If your idea of queer travel is built around visible community and a sense of solidarity, this is the strongest part of the trip. If you were hoping for a dense circuit scene, that expectation will probably disappoint you, and that is worth knowing before you book. That public, activist edge also changes how you should move around the city.
How to move around safely without flattening the trip
Once you are on the ground, the biggest win is to reduce avoidable friction. I would keep public affection low-key outside queer events, use reputable taxis or hotel-arranged transport, and avoid unofficial buses or taxis when a better option exists. None of that is dramatic; it is just the difference between being noticed for the wrong reasons and moving through the city without incident.
- Carry a copy of your passport and keep the original secure.
- Use US dollars in smaller denominations when possible.
- Do longer transfers by day, especially between the capital, the coast and smaller towns.
- Avoid lone late-night walks in unfamiliar areas.
- Watch the rainy season from June to November, because Pride month often sits right at the start of it.
- If you plan to drive, check the 90-day UK licence rule before you book the car.
I would also treat Pride itself as a public gathering with an activist edge.
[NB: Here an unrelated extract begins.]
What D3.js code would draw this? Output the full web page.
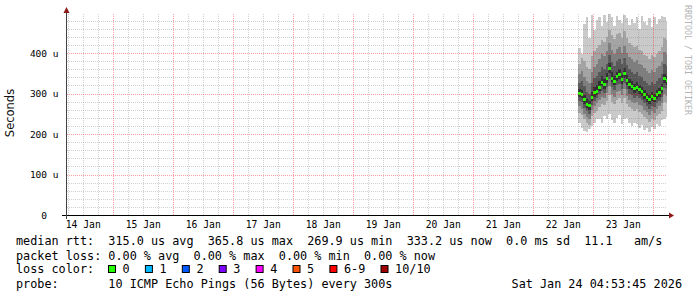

That does not mean staying away; it means respecting the format, reading local guidance, and understanding that a march is not the same thing as a private party. With that in mind, the final planning layer is mostly about paperwork and timing.
What UK travellers should sort out before they go
For UK travellers, the boring details matter more than the postcard details. El Salvador uses the US dollar and bitcoin, but I would plan on cash and card first, not crypto. It is also worth checking that your travel insurance covers your itinerary and any planned activities, especially if you are combining the capital with beaches, hiking or other outdoor days.
- Bring a mix of smaller US dollar notes.
- Assume some places will not love 50 or 100 dollar bills.
- Use the FCDO travel advice as a last check before departure, not just when you book.
- If you will drive, remember that the UK photocard licence is accepted for the first 90 days, while the international driving permit is not.
- Leave room in the schedule for rain if you travel during Pride season.
If you want a trip that feels balanced, I would not try to squeeze community, Pride, beach time and road trips into a rushed long weekend. This destination works better when you let it breathe.
The version of the trip I would actually book
If I were building this itinerary from scratch, I would stay in San Salvador first, join Pride-related programming if the timing matches, and then use one quieter side trip for contrast. That mix gives you visibility when you want it and breathing room when you need it.
The honest reading of El Salvador is this: it is not the easiest queer destination in the region, but it is more interesting than a simple safety warning suggests. Go with discretion, choose your base carefully, and the trip can be meaningful, not just manageable.